Most of the denials come from those buffet disability claims, the combo of a lot of different little conditions. Those that meet a listing with straight up medical support get approved, the combo platters take more time. Even if SSA did something similar to the VA and gave a percentage of disability we would see appeals that I am more the 50%, 60% or whatever.

I do not know of any situation that has ever gotten better by adding more lawyers.

Anonymous said...

@10:27

I'm curious as to why you think that "adding lawyers," for instance encouraging more representation of disability claimants, is a bad thing.

Anonymous said...

@8:18

The system has to allow appeals and new filings because adjudicators do sometimes make mistakes, and medical conditions can change for the worse. Many medical conditions are degenerative and get worse with time.

Yes, some file even though they don't meet the disability standard. However, the disability standard is complex and difficult to understand for a lay person, perhaps impossible to understand for some people with limited education and/or mental illness. There are many documented examples of highly educated ALJs (whose job it is to understand and apply the disability standards) making errors in applying those standards. That being true you should not be surprised that some claimants may not have perfect knowledge of whether they meet the disability standard when they file.

Tim said...

10:27 AM I don't consider Ankylosing Spondylitis and Fibromyalgia to be "little things." Neither would anyone else unfortunate to have them. I think a lot of it is familiarity. People hear cancer or brain tumor or ALS and they know what that means. Lupus? What's that? Rheumatoid arthritis... I hear that's terrible! Osteoarthritis? Well, EVERYBODY has that. Some diseases, like ALS, have listings that people are quickly going to meet. Others, like Ankylosing Spondylitis, have listings set so only a few will ever meet them. In fact, the listing for AS seems DESIGNED that way. I also had epilepsy until I was 33. People would see me have a seizure or hear about it and the grand mals had huge impacts on them. The same people who have seen me with a migraine, caused by dry eye syndrome/eyelashes in eye, say something like, "Oh, that's not good. I get headaches, too." The migraines I am talking about make my head feel like it's going to explode... and sometimes wish it would... just to get it over with. For me, the migraines are far more debilitating, far more frequent and last far longer. The ALJ seemed much more interested in seizures I no longer have and was dismissive about the migraines. He didn't include it at all in his hypothetical, nor several other things.
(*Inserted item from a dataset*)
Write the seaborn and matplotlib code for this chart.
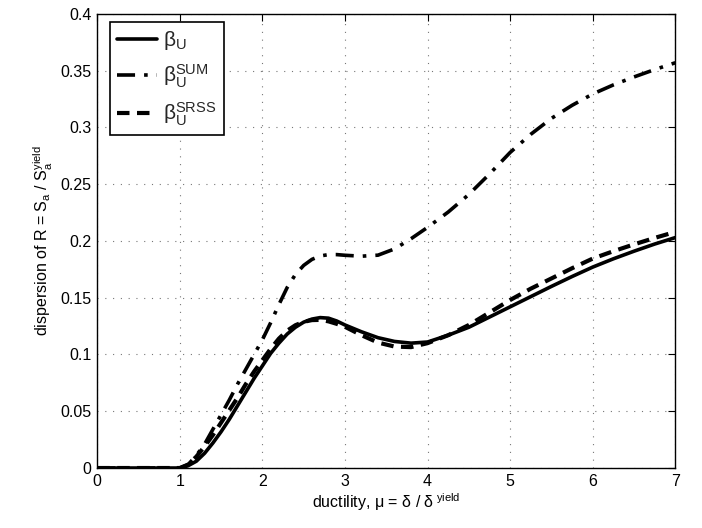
import matplotlib
matplotlib.use("Agg")
import matplotlib.pyplot as plt
import seaborn as sns
import pandas as pd

sns.set_theme(style="white")
plt.rcParams['font.family'] = ['Liberation Sans', 'DejaVu Sans']
plt.rcParams['mathtext.fontset'] = 'custom'
plt.rcParams['mathtext.rm'] = 'Liberation Sans'
plt.rcParams['mathtext.it'] = 'Liberation Sans'
plt.rcParams['mathtext.bf'] = 'Liberation Sans:bold'

mu = [0, 0.5, 1.0, 1.1, 1.2, 1.3, 1.4, 1.5, 1.6, 1.7, 1.8, 1.9, 2.0, 2.1, 2.2, 2.3,
      2.4, 2.5, 2.6, 2.7, 2.8, 2.9, 3.0, 3.2, 3.4, 3.6, 3.8, 4.0, 4.25, 4.5, 4.75,
      5.0, 5.25, 5.5, 5.75, 6.0, 6.25, 6.5, 6.75, 7.0]
beta_u = [0, 0, 0, 0.002, 0.006, 0.013, 0.022, 0.032, 0.043, 0.055, 0.067, 0.079,
          0.090, 0.101, 0.110, 0.118, 0.124, 0.1285, 0.1312, 0.1325, 0.132, 0.1295,
          0.126, 0.120, 0.1148, 0.1115, 0.110, 0.111, 0.117, 0.124, 0.133, 0.142,
          0.151, 0.160, 0.1687, 0.177, 0.1843, 0.191, 0.1973, 0.203]
beta_sum = [0, 0, 0, 0.003, 0.011, 0.021, 0.034, 0.047, 0.060, 0.074, 0.087, 0.100,
            0.113, 0.128, 0.144, 0.159, 0.1705, 0.1785, 0.1838, 0.1868, 0.188, 0.188,
            0.1874, 0.1866, 0.1875, 0.193, 0.202, 0.212, 0.2255, 0.241, 0.259,
            0.278, 0.294, 0.308, 0.3195, 0.3295, 0.3375, 0.3445, 0.351, 0.357]
beta_srss = [0, 0, 0, 0.003, 0.010, 0.019, 0.029, 0.040, 0.051, 0.062, 0.074, 0.085,
             0.095, 0.105, 0.114, 0.121, 0.1258, 0.1288, 0.1303, 0.1305, 0.1292, 0.127,
             0.1244, 0.117, 0.1105, 0.107, 0.1065, 0.110, 0.117, 0.126, 0.137,
             0.148, 0.158, 0.167, 0.176, 0.1845, 0.191, 0.197, 0.2027, 0.208]

labels = [r'$\mathregular{\beta_U}$', r'$\mathregular{\beta_U^{SUM}}$',
          r'$\mathregular{\beta_U^{SRSS}}$']

fig = plt.figure(figsize=(7.02, 5.28), dpi=100)
ax = fig.add_axes([0.1385, 0.1136, 0.8235, 0.86])

df = pd.DataFrame({'mu': mu, 'u': beta_u, 'sum': beta_sum, 'srss': beta_srss})
sns.lineplot(data=df, x='mu', y='u', ax=ax, color='black', lw=2.6,
             linestyle='-', label=labels[0])
sns.lineplot(data=df, x='mu', y='sum', ax=ax, color='black', lw=2.6,
             linestyle=(0, (5, 2.5, 1, 2.5)), label=labels[1])
sns.lineplot(data=df, x='mu', y='srss', ax=ax, color='black', lw=3,
             linestyle=(0, (3, 1.8)), label=labels[2])

ax.set_xlim(0, 7)
ax.set_ylim(0, 0.4)
ax.set_xticks(range(0, 8))
yt = [0, 0.05, 0.1, 0.15, 0.2, 0.25, 0.3, 0.35, 0.4]
ax.set_yticks(yt)
ax.set_yticklabels(['0', '0.05', '0.1', '0.15', '0.2', '0.25', '0.3', '0.35', '0.4'])
ax.tick_params(direction='in', top=True, right=True, length=5, width=0.8,
               labelsize=11.5, colors='black', pad=4)
ax.grid(True, linestyle=(0, (1, 6)), color='#777777', lw=0.8)
for s in ax.spines.values():
    s.set_color('black')
    s.set_linewidth(1.0)

ax.set_xlabel(r'ductility, $\mathregular{\mu}$ = $\mathregular{\delta}$ / $\mathregular{\delta^{\ yield}}$',
              fontsize=11.5, color='black', labelpad=2)
ax.set_ylabel(r'dispersion of R = $\mathregular{S_a}$ / $\mathregular{S_a^{yield}}$',
              fontsize=11.5, color='black', labelpad=4)

leg = ax.legend(loc='upper left', bbox_to_anchor=(0.022, 0.982), fontsize=15,
                frameon=True, fancybox=False, edgecolor='black', framealpha=1,
                handlelength=1.9, handletextpad=0.3, borderpad=0.35,
                labelspacing=0.5, borderaxespad=0)
leg.get_frame().set_linewidth(1.2)

fig.savefig('out.png', dpi=100)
Basically, he just went with DDS's initial RFC, which allowed him to deny, while dismissing all the evidence that contradicted it.

Anonymous said...

@6:05 SSDI is a lot like LTD claims, all of which are completed much cheaper and much faster than SSDI and all without the aid of an Almost Like a Judge or a Representative (Atty or non-Atty). This isn't rocket science, but I do enjoy the Molehill Mountain made of it here.

Anonymous said...

@ 818--Well those that file for T2 eventually won't be able to file when they are denied and have appealed through their date last insured. Then they become a technical denial--usually. But SSI folks can file forever since they don't have to meet insured status.

Anonymous said...

"A hearing is scheduled after applicants have already been denied." Mull that sentence over a couple of times.

Anonymous said...

They have been denied, in most instance twice, initial and recon. Nothing to mull there.

Unknown said...

What about the fact that DDS adjudicators often have little to no medical or disability claims experience? In one office in San Francisco a senior DDS examiner use to be a graphics designer.

How about hiring claims examiners who actually have the background and experience to adjudicate claims properly?

Also why are hearing offices making claimants wait 6 months for a formal decision when they already know how the ALJ has decided?